**What is being asked:** Give an exact copy of every line, leaving images out.

##### Supplied material

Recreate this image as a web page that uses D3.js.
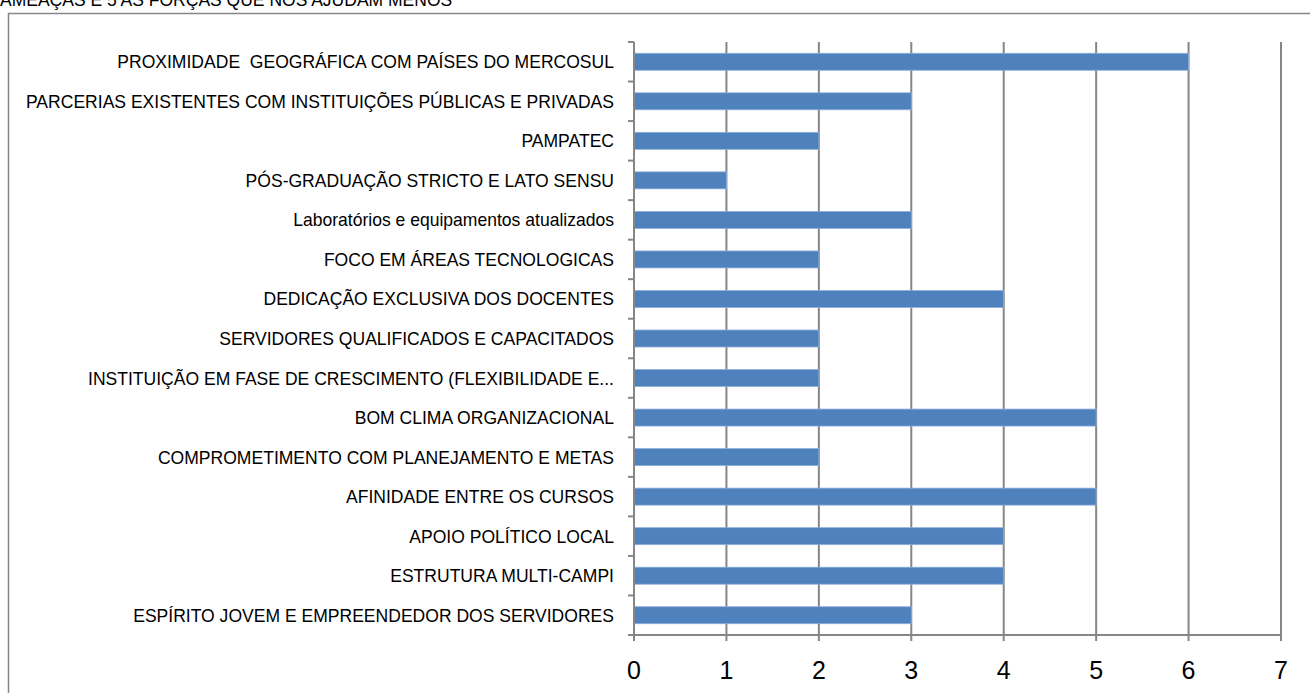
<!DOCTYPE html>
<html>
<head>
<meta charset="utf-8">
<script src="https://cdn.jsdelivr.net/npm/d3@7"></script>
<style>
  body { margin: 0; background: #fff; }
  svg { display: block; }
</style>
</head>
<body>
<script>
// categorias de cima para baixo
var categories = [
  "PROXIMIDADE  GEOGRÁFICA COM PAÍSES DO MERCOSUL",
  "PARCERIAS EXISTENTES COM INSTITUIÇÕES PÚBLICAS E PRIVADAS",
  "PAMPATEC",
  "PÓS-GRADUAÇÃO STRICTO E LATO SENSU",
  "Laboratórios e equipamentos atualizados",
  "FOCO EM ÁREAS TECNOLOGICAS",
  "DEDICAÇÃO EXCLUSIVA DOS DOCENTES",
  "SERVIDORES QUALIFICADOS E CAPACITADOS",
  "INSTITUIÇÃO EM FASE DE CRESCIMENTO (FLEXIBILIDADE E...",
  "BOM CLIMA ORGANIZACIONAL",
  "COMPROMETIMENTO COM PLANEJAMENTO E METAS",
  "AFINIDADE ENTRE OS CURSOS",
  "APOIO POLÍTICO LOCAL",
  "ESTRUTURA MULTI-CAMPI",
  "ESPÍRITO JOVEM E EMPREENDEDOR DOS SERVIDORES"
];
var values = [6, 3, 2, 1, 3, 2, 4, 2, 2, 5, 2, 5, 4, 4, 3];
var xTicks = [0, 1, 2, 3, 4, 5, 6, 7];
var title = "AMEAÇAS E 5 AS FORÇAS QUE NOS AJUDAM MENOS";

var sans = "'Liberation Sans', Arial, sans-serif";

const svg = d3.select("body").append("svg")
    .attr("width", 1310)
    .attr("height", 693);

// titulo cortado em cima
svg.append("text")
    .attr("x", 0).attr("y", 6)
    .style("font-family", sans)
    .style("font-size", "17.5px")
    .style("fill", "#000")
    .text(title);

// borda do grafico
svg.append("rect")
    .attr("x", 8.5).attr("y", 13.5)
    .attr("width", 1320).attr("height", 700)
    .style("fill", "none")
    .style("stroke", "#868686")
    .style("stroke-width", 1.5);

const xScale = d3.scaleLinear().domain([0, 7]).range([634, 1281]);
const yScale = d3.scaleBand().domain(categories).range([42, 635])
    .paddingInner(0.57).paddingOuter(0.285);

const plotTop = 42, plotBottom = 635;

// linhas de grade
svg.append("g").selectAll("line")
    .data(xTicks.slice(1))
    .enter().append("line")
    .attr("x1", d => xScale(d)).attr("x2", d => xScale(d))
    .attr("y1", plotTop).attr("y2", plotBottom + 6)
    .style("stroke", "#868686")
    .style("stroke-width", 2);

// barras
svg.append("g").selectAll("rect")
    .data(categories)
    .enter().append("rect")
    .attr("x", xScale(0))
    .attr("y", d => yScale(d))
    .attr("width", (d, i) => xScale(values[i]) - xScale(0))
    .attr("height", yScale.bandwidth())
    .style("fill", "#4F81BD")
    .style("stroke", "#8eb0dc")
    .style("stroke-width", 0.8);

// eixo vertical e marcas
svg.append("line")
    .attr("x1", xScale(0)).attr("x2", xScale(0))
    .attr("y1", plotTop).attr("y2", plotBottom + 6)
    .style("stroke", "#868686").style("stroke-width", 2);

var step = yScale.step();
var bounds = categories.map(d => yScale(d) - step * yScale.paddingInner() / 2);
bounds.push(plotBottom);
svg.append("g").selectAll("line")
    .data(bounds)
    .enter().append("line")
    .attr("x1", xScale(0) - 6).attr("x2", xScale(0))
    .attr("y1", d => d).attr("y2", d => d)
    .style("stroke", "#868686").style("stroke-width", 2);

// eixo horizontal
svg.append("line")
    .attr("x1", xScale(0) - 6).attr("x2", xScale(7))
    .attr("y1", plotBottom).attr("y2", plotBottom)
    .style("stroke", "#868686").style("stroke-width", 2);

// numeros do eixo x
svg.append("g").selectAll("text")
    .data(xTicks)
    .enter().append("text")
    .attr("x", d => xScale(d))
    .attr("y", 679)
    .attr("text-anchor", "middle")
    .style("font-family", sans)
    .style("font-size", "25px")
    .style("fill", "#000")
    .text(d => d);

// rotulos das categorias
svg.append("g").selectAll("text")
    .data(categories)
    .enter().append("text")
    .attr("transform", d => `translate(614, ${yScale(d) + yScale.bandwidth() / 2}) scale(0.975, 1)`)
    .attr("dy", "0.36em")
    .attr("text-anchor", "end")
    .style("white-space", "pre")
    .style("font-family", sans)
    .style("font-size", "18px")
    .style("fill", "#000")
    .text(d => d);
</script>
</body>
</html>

##########

**Answer to this exercise:**
Recreate this image as a web page that uses D3.js.
<!DOCTYPE html>
<html>
<head>
<meta charset="utf-8">
<script src="https://cdn.jsdelivr.net/npm/d3@7"></script>
<style>
  body { margin: 0; background: #fff; }
  svg { display: block; }
</style>
</head>
<body>
<script>
// categorias de cima para baixo
var categories = [
  "PROXIMIDADE  GEOGRÁFICA COM PAÍSES DO MERCOSUL",
  "PARCERIAS EXISTENTES COM INSTITUIÇÕES PÚBLICAS E PRIVADAS",
  "PAMPATEC",
  "PÓS-GRADUAÇÃO STRICTO E LATO SENSU",
  "Laboratórios e equipamentos atualizados",
  "FOCO EM ÁREAS TECNOLOGICAS",
  "DEDICAÇÃO EXCLUSIVA DOS DOCENTES",
  "SERVIDORES QUALIFICADOS E CAPACITADOS",
  "INSTITUIÇÃO EM FASE DE CRESCIMENTO (FLEXIBILIDADE E...",
  "BOM CLIMA ORGANIZACIONAL",
  "COMPROMETIMENTO COM PLANEJAMENTO E METAS",
  "AFINIDADE ENTRE OS CURSOS",
  "APOIO POLÍTICO LOCAL",
  "ESTRUTURA MULTI-CAMPI",
  "ESPÍRITO JOVEM E EMPREENDEDOR DOS SERVIDORES"
];
var values = [6, 3, 2, 1, 3, 2, 4, 2, 2, 5, 2, 5, 4, 4, 3];
var xTicks = [0, 1, 2, 3, 4, 5, 6, 7];
var title = "AMEAÇAS E 5 AS FORÇAS QUE NOS AJUDAM MENOS";

var sans = "'Liberation Sans', Arial, sans-serif";

const svg = d3.select("body").append("svg")
    .attr("width", 1310)
    .attr("height", 693);

// titulo cortado em cima
svg.append("text")
    .attr("x", 0).attr("y", 6)
    .style("font-family", sans)
    .style("font-size", "17.5px")
    .style("fill", "#000")
    .text(title);

// borda do grafico
svg.append("rect")
    .attr("x", 8.5).attr("y", 13.5)
    .attr("width", 1320).attr("height", 700)
    .style("fill", "none")
    .style("stroke", "#868686")
    .style("stroke-width", 1.5);

const xScale = d3.scaleLinear().domain([0, 7]).range([634, 1281]);
const yScale = d3.scaleBand().domain(categories).range([42, 635])
    .paddingInner(0.57).paddingOuter(0.285);

const plotTop = 42, plotBottom = 635;

// linhas de grade
svg.append("g").selectAll("line")
    .data(xTicks.slice(1))
    .enter().append("line")
    .attr("x1", d => xScale(d)).attr("x2", d => xScale(d))
    .attr("y1", plotTop).attr("y2", plotBottom + 6)
    .style("stroke", "#868686")
    .style("stroke-width", 2);

// barras
svg.append("g").selectAll("rect")
    .data(categories)
    .enter().append("rect")
    .attr("x", xScale(0))
    .attr("y", d => yScale(d))
    .attr("width", (d, i) => xScale(values[i]) - xScale(0))
    .attr("height", yScale.bandwidth())
    .style("fill", "#4F81BD")
    .style("stroke", "#8eb0dc")
    .style("stroke-width", 0.8);

// eixo vertical e marcas
svg.append("line")
    .attr("x1", xScale(0)).attr("x2", xScale(0))
    .attr("y1", plotTop).attr("y2", plotBottom + 6)
    .style("stroke", "#868686").style("stroke-width", 2);

var step = yScale.step();
var bounds = categories.map(d => yScale(d) - step * yScale.paddingInner() / 2);
bounds.push(plotBottom);
svg.append("g").selectAll("line")
    .data(bounds)
    .enter().append("line")
    .attr("x1", xScale(0) - 6).attr("x2", xScale(0))
    .attr("y1", d => d).attr("y2", d => d)
    .style("stroke", "#868686").style("stroke-width", 2);

// eixo horizontal
svg.append("line")
    .attr("x1", xScale(0) - 6).attr("x2", xScale(7))
    .attr("y1", plotBottom).attr("y2", plotBottom)
    .style("stroke", "#868686").style("stroke-width", 2);

// numeros do eixo x
svg.append("g").selectAll("text")
    .data(xTicks)
    .enter().append("text")
    .attr("x", d => xScale(d))
    .attr("y", 679)
    .attr("text-anchor", "middle")
    .style("font-family", sans)
    .style("font-size", "25px")
    .style("fill", "#000")
    .text(d => d);

// rotulos das categorias
svg.append("g").selectAll("text")
    .data(categories)
    .enter().append("text")
    .attr("transform", d => `translate(614, ${yScale(d) + yScale.bandwidth() / 2}) scale(0.975, 1)`)
    .attr("dy", "0.36em")
    .attr("text-anchor", "end")
    .style("white-space", "pre")
    .style("font-family", sans)
    .style("font-size", "18px")
    .style("fill", "#000")
    .text(d => d);
</script>
</body>
</html>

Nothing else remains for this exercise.